Isaac is in bed, wide awake, wiggling around unable to go to sleep. He had so much fun trick or treating and pre-partying with the neighbors! I was told I could bring a vegetable—tricky. No one ever eats the whole tray I’m stuck with the crappy unwanted veggies until they shrivel and mildew so I can throw they away.
So I brought my new fall veggie specialty: Roasted Beet Chèvre Crudités. I mentioned these a month ago—peeled beets, sliced, drizzled with olive oil and roasted for 20 minutes, then topped with local cranberry chèvre (goat cheese) and bacon. They were gone before we went trick or treating. I brought a weird vegetable to a Halloween party and it was a hit? Truly shocking. I will make these again and again! They smell so gooooood roasting too.

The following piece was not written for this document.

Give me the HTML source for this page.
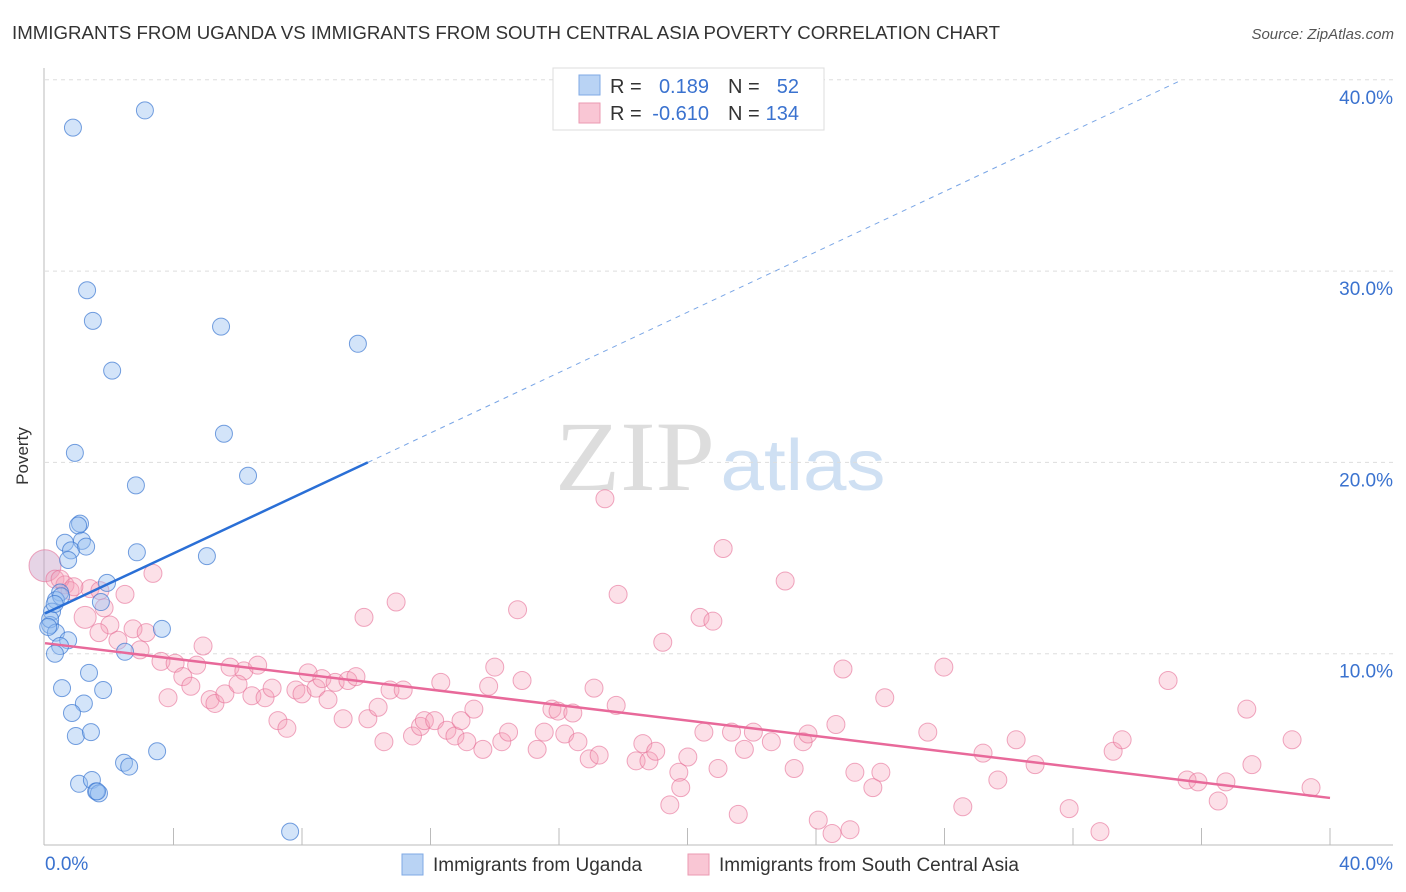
<!DOCTYPE html>
<html><head><meta charset="utf-8"><style>
body{margin:0;background:#fff;font-family:"Liberation Sans",sans-serif;}
svg{display:block}
</style></head><body>
<svg id="chart" width="1406" height="892">
<text x="12" y="39" font-size="18" fill="#333" textLength="988" lengthAdjust="spacingAndGlyphs">IMMIGRANTS FROM UGANDA VS IMMIGRANTS FROM SOUTH CENTRAL ASIA POVERTY CORRELATION CHART</text>
<text x="1394" y="39" font-size="15" fill="#555" font-style="italic" text-anchor="end">Source: ZipAtlas.com</text>
<text x="28" y="456" font-size="17" fill="#333" text-anchor="middle" transform="rotate(-90 28 456)">Poverty</text>
<g><text x="635" y="490" font-size="100" fill="#ddd" font-family="Liberation Serif,serif" text-anchor="middle" textLength="160" lengthAdjust="spacingAndGlyphs">ZIP</text><text x="803" y="490" font-size="72" fill="#cfe0f3" text-anchor="middle" textLength="165" lengthAdjust="spacingAndGlyphs">atlas</text></g>
<g id="grid"></g>
<g id="axes"></g>
<g id="pts"></g>
<g id="trend"></g>
<g>
<rect x="553" y="68" width="271" height="62" fill="#fff" stroke="#ddd"/>
<rect x="579" y="75" width="21" height="20" fill="#b9d3f4" stroke="#7fa9e4"/>
<rect x="579" y="103" width="21" height="20" fill="#f9c6d4" stroke="#eb9ab2"/>
<text x="610" y="93" font-size="20" fill="#333">R =</text><text x="709" y="93" font-size="20" fill="#3a72cf" text-anchor="end">0.189</text>
<text x="728" y="93" font-size="20" fill="#333">N =</text><text x="799" y="93" font-size="20" fill="#3a72cf" text-anchor="end">52</text>
<text x="610" y="120" font-size="20" fill="#333">R =</text><text x="709" y="120" font-size="20" fill="#3a72cf" text-anchor="end">-0.610</text>
<text x="728" y="120" font-size="20" fill="#333">N =</text><text x="799" y="120" font-size="20" fill="#3a72cf" text-anchor="end">134</text>
</g>
<g>
<rect x="402" y="854" width="21" height="21" fill="#b9d3f4" stroke="#7fa9e4"/>
<text x="433" y="871" font-size="19" fill="#333">Immigrants from Uganda</text>
<rect x="688" y="854" width="21" height="21" fill="#f9c6d4" stroke="#eb9ab2"/>
<text x="719" y="871" font-size="19" fill="#333">Immigrants from South Central Asia</text>
</g>
</svg>
<script>
const yTicks=[10,20,30,40];
const yTickLabels=["10.0%","20.0%","30.0%","40.0%"];
const ugX=[0.87,3.11,1.31,1.49,5.48,9.74,2.09,5.57,0.93,6.32,2.83,1.09,1.03,0.62,1.15,0.81,1.28,0.72,2.86,5.04,1.93,0.47,1.74,0.34,0.22,0.16,0.16,0.34,0.72,3.64,0.47,0.31,2.49,1.37,0.53,1.81,1.21,0.84,0.96,1.43,3.49,2.46,2.62,1.06,1.46,1.59,1.68,1.62,7.63,0.5,0.3,0.1];
const ugY=[37.5,38.4,29.0,27.4,27.1,26.2,24.8,21.5,20.5,19.3,18.8,16.8,16.7,15.8,15.9,15.4,15.6,14.9,15.3,15.1,13.7,13.2,12.7,12.8,12.2,11.5,11.8,11.1,10.7,11.3,10.4,10.0,10.1,9.0,8.2,8.1,7.4,6.9,5.7,5.9,4.9,4.3,4.1,3.2,3.4,2.8,2.7,2.8,0.7,13.0,12.6,11.4];
const scX=[0,0.31,0.62,0.78,1.40,1.71,0.47,1.25,2.49,3.36,1.84,2.02,1.68,2.74,3.15,2.96,2.27,4.92,3.61,4.05,4.72,4.29,4.54,3.83,5.14,5.29,5.60,5.76,6.19,6.62,6.01,6.44,6.85,7.07,7.25,7.53,7.81,8.00,8.19,8.44,8.62,8.81,9.03,9.43,9.68,9.28,10.05,10.37,9.93,10.93,10.74,11.15,10.55,11.44,11.69,11.81,12.13,12.32,12.51,12.76,12.95,13.13,13.35,13.63,13.81,14.00,14.22,14.43,14.71,14.85,15.32,15.54,15.78,15.97,16.18,16.43,16.59,16.94,17.09,17.25,17.43,17.78,17.84,18.40,18.61,18.80,19.01,19.23,19.45,19.73,19.79,20.01,20.39,20.79,20.51,20.95,21.11,21.58,21.37,21.77,22.05,22.61,23.04,23.32,23.60,23.75,24.07,24.50,24.62,24.84,25.06,25.21,25.77,26.02,26.14,27.48,27.98,28.57,29.20,29.66,30.23,30.82,31.88,32.84,33.25,33.53,34.96,35.55,35.89,36.52,36.76,37.41,37.57,38.82,39.41,0.9];
const scY=[14.6,13.9,13.6,13.3,13.4,13.3,13.9,11.9,13.1,14.2,12.4,11.5,11.1,11.3,11.1,10.2,10.7,10.4,9.6,9.5,9.4,8.8,8.3,7.7,7.6,7.4,7.9,9.3,9.1,9.4,8.4,7.8,7.7,8.2,6.5,6.1,8.1,7.9,9.0,8.2,8.7,7.6,8.5,8.6,8.8,6.6,6.6,7.2,11.9,12.7,8.1,8.1,5.4,5.7,6.2,6.5,6.5,8.5,6.0,5.7,6.5,5.4,7.1,5.0,8.3,9.3,5.4,5.9,12.3,8.6,5.0,5.9,7.1,7.0,5.8,6.9,5.4,4.5,8.2,4.7,18.1,7.3,13.1,4.4,5.3,4.4,4.9,10.6,2.1,3.8,3.0,4.6,11.9,11.7,5.9,4.0,15.5,1.6,5.9,5.0,5.9,5.4,13.8,4.0,5.4,5.8,1.3,0.6,6.3,9.2,0.8,3.8,3.0,3.8,7.7,5.9,9.3,2.0,4.8,3.4,5.5,4.2,1.9,0.7,4.9,5.5,8.6,3.4,3.3,2.3,3.3,7.1,4.2,5.5,3.0,13.5];
const ugTrend=[12.1,20.0,40.0];
const ugTrendX=[0,10.05,35.4];
const scTrend=[10.55,2.46];

const NS="http://www.w3.org/2000/svg";
const X=v=>45+v*1285/40, Y=v=>845-v*19.13;
function mk(tag,attrs,parent){const e=document.createElementNS(NS,tag);for(const k in attrs)e.setAttribute(k,attrs[k]);document.getElementById(parent).appendChild(e);return e;}
yTicks.forEach((t,i)=>{
 const l=mk('line',{x1:45,x2:1393,y1:Y(t),y2:Y(t),stroke:'#ddd','stroke-dasharray':'4,4'},'grid');
 
 
 const tx=mk('text',{x:1393,y:Y(t)+24,'font-size':19,fill:'#3a72cf','text-anchor':'end'},'grid');
 tx.textContent=yTickLabels[i];
 
 
});
const ax=mk('line',{x1:44,x2:44,y1:68,y2:845,stroke:'#bbb'},'axes');


const bx=mk('line',{x1:44,x2:1393,y1:845,y2:845,stroke:'#bbb'},'axes');


for(let i=1;i<=10;i++){const t=mk('line',{x1:X(i*4),x2:X(i*4),y1:828,y2:845,stroke:'#bbb'},'axes');
 
 }
const xl0=mk('text',{x:45,y:870,'font-size':19,fill:'#3a72cf'},'axes');xl0.textContent='0.0%';


const xl1=mk('text',{x:1393,y:870,'font-size':19,fill:'#3a72cf','text-anchor':'end'},'axes');xl1.textContent='40.0%';


scX.forEach((v,i)=>{const c=mk('circle',{cx:X(v),cy:Y(scY[i]),r:i==0?16:(i==7?11:9),fill:i==0?'rgba(200,160,200,0.45)':'rgba(245,160,185,0.32)',stroke:'rgba(230,110,150,0.6)','stroke-width':1},'pts');
 
 });
ugX.forEach((v,i)=>{const c=mk('circle',{cx:X(v),cy:Y(ugY[i]),r:8.5,fill:'rgba(150,190,240,0.42)',stroke:'rgba(60,120,210,0.7)','stroke-width':1},'pts');
 
 });
const t1=mk('line',{x1:X(ugTrendX[0]),y1:Y(ugTrend[0]),x2:X(ugTrendX[1]),y2:Y(ugTrend[1]),stroke:'#2a6fd6','stroke-width':2.5},'trend');


const t2=mk('line',{x1:X(ugTrendX[1]),y1:Y(ugTrend[1]),x2:X(ugTrendX[2]),y2:Y(ugTrend[2]),stroke:'#7aa6e6','stroke-width':1,'stroke-dasharray':'5,5'},'trend');


const t3=mk('line',{x1:X(0),y1:Y(scTrend[0]),x2:X(40),y2:Y(scTrend[1]),stroke:'#e8699a','stroke-width':2.5},'trend');


</script>
</body></html>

Anyway, we adorned the kids in glow sticks and ventured out. Later our quad set up our candy-passing stations together. Passing out candy is not enjoyable. You get swarmed by like 15 kids at a time shouting “I WANT A GLOW STICK! CAN I HAVE TWO? WHY NOT? HOW MUCH CANDY DO I GET?”
And Pounce went trick or treating too. The very first trick of the day: I open up the front door and see a mouse tail. Two feet. And a mouse face. Usually I find his “treats” in the yard: two previous mice and three birds this summer. Gag. But this was beyond gross. Feet. My cat brought me feet. Officially the worst present I’ve ever gotten.
And that tiny part of your brain starts thinking…it’s Halloween…what if it wasn’t my cat? But then I found cat barf full of mouse guts, to put my mind at ease and further diminish my appetite. “Unless the same psycho who would leave mouse parts on your door also crept around and barfed in your backyard,” offered my helpful neighbor.
So on that note, happy Halloween everybody.